The carbon footprint of household B is dominated by emissions from electricity. This is largely a product of high emissions per kWh of electricity in St. Louis and larger than average heating and cooling demands. Emissions from food also outstrip direct and indirect emissions from motor vehicles, due to the large household size. This modest income family has lower than average emissions from goods and services. The household can save $1400 per year and reduce its carbon footprint by almost 3 tCO2e/yr by reducing overeating and waste from food and reducing the amount of meat, dairy, and nonessential food items consumed. Further savings of $500 per year and 3 tCO2e/yr can be obtained by increasing the family’s average fuel efficiency from 20 mpg to 25 mpg, reducing total vehicle miles traveled and practicing fuel-saving driving and vehicle maintenance habits. The household has virtually no emissions from air travel. Carbon footprint savings of 2 tCO2e can be achieved by adjusting the thermostat, replacing light bulbs, and line-drying clothes; however, financial savings are less than $200/yr due to relatively low energy prices in the state of Missouri.
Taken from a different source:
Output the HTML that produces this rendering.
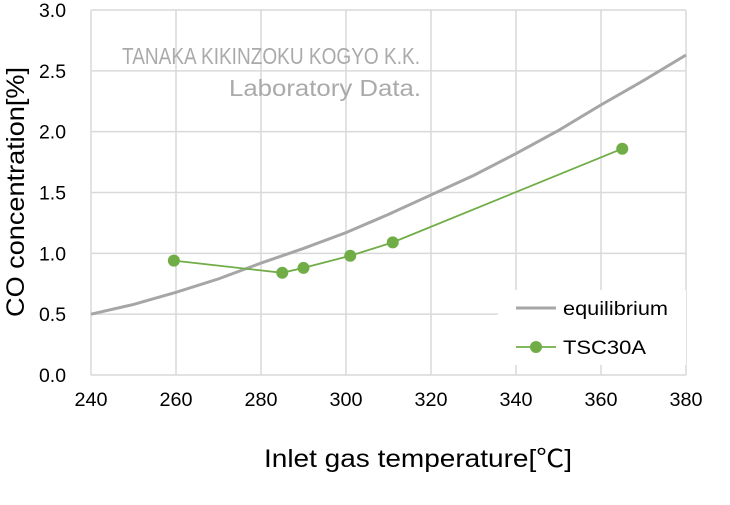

The differences lead the authors to suggest that policymakers tailor policies and incentives to different objectives in different regions instead of trying to craft a blanket policy for all.
Kammen spoke Monday in Chicago at a forum sponsored by the University of Chicago Center for International Studies and other campus groups. He told me in a subsequent email that Berkeley’s Renewable and Appropriate Energy Laboratory, which he founded, has also modeled carbon savings for business and industry, with similar results.
Some companies have caught on to the financial value of sustainability—Kammen mentioned Pepsi and Walmart—but most have not because “the data isn’t widely out there yet.”
Jones and Kammen used the data to build calculators that enable individuals and business owners to compare their carbon footprint to their neighbors and competitors. When faced with comparisons, Kammen said, people will often reduce carbon emissions voluntarily.
For example, the first brewer to use their calculator was Sierra Nevada Brewing Company, which has long emphasized sustainability.
“The next brewer said, ‘This data has to be wrong, no one can be this green.’ So we provided a little more information, they figured out which brewer it was, and a number of others decided to catch up. They only did it because a peer competitor had done it,” Kammen said.
“This process of egging each other on is an area of behavioral economics for which all of these energy teams have been scouring the landscape for behavioral economists who want to play.”